The recent rally was fueled by falling energy costs, with Brent crude dropping roughly 5% to $82.95. This shift in inflation expectations sent Bitcoin to an intraday high of nearly $67,300 on June 15. However, the current price trajectory is no longer solely dependent on Middle East geopolitics; it is now tethered to the BOJ's policy decisions and their impact on global liquidity.

The Bank of Japan is currently operating with a policy rate around 0.75%. A poll indicates that 94% of economists expect a hike to 1% by the end of June, marking the first such move since 1995. Furthermore, more than three-quarters of those surveyed expect a follow-up hike to 1.25% in the fourth quarter. This hawkish shift is supported by domestic inflationary pressures: Japan's producer prices rose 6.3% year-over-year in May, exceeding the 5.5% forecast, while yen-based import prices jumped 25.5%.

The primary risk to Bitcoin lies in the potential unwinding of the yen carry trade. A tighter yen could pressure Bitcoin, which has been moving in lockstep with oil, equities, and the dollar. While a rate hike tightens the funding side of global risk-taking, the BOJ is also weighing a pause in its bond-purchase taper starting in April 2027. This could involve committing to an open-ended ¥2.1 trillion monthly JGB purchase floor, reducing purchases from about ¥2.7 trillion in the April-June 2026 window to roughly ¥2.1 trillion by January-March 2027.

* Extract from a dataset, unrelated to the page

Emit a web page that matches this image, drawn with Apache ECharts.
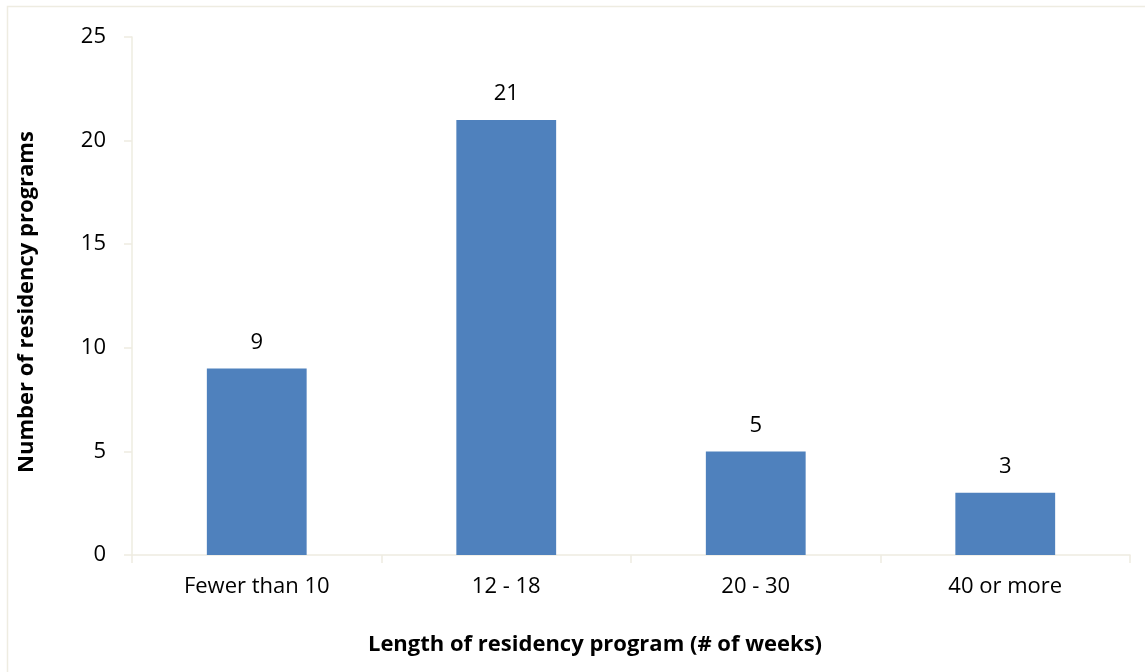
<!DOCTYPE html>
<html>
<head>
<meta charset="utf-8">
<script src="https://cdn.jsdelivr.net/npm/echarts@6/dist/echarts.min.js"></script>
<style>
  html, body { margin: 0; padding: 0; background: #fff; }
  #chart { width: 1145px; height: 672px; }
</style>
</head>
<body>
<div id="chart"></div>
<script>
// 数据
const categories = ['Fewer than 10', '12 - 18', '20 - 30', '40 or more'];
const programCounts = [9, 21, 5, 3];
const yTicks = [0, 5, 10, 15, 20, 25];

const font = '"Open Sans", "Noto Sans", sans-serif';
const axisColor = '#EEECE1';

const chart = echarts.init(document.getElementById('chart'));

const option = {
  animation: false,
  backgroundColor: '#fff',
  textStyle: { fontFamily: font },
  // 外框
  graphic: [{
    type: 'rect',
    shape: { x: 7.5, y: 6.5, width: 1200, height: 700 },
    style: { fill: 'none', stroke: '#EEECE1', lineWidth: 1.5 },
    silent: true
  }],
  grid: { left: 132, right: 15, top: 37, bottom: 117 },
  xAxis: {
    type: 'category',
    data: categories,
    name: 'Length of residency program (# of weeks)',
    nameLocation: 'middle',
    nameGap: 79,
    nameTextStyle: { fontSize: 22, fontWeight: 'bold', color: '#000', padding: [0, 72, 0, 0] },
    axisLine: { lineStyle: { color: axisColor, width: 1.5 } },
    axisTick: { show: true, length: 8, lineStyle: { color: axisColor, width: 1.5 } },
    axisLabel: { fontSize: 22, color: '#000', margin: 21 },
    splitLine: { show: false }
  },
  yAxis: {
    type: 'value',
    min: yTicks[0],
    max: yTicks[yTicks.length - 1],
    interval: 5,
    name: 'Number of residency programs',
    nameLocation: 'middle',
    nameGap: 94,
    nameRotate: 90,
    nameTextStyle: { fontSize: 22, fontWeight: 'bold', color: '#000', padding: [0, 12, 0, 0] },
    axisLine: { show: true, lineStyle: { color: axisColor, width: 1.5 } },
    axisTick: { show: true, length: 8, lineStyle: { color: axisColor, width: 1.5 } },
    axisLabel: { fontSize: 22, color: '#000', margin: 26 },
    splitLine: { show: false }
  },
  series: [{
    type: 'bar',
    data: programCounts,
    barWidth: '40%',
    itemStyle: { color: '#4F81BD' },
    label: {
      show: true,
      position: 'top',
      distance: 15,
      fontSize: 22,
      color: '#000',
      fontFamily: font
    }
  }]
};

chart.setOption(option);
</script>
</body>
</html>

The market is caught between two opposing signals: a rate hike that drains liquidity and a bond-purchase pause that cushions the balance sheet. If the BOJ leans into a hawkish stance, Bitcoin could see a regression toward the $60,000-$64,000 range.

Traders should watch for any signal from Tokyo that threatens the stability of yen-based funding. The question is whether Bitcoin's demand from spot and ETF inflows can offset the macro pressure of a tightening Japanese monetary policy.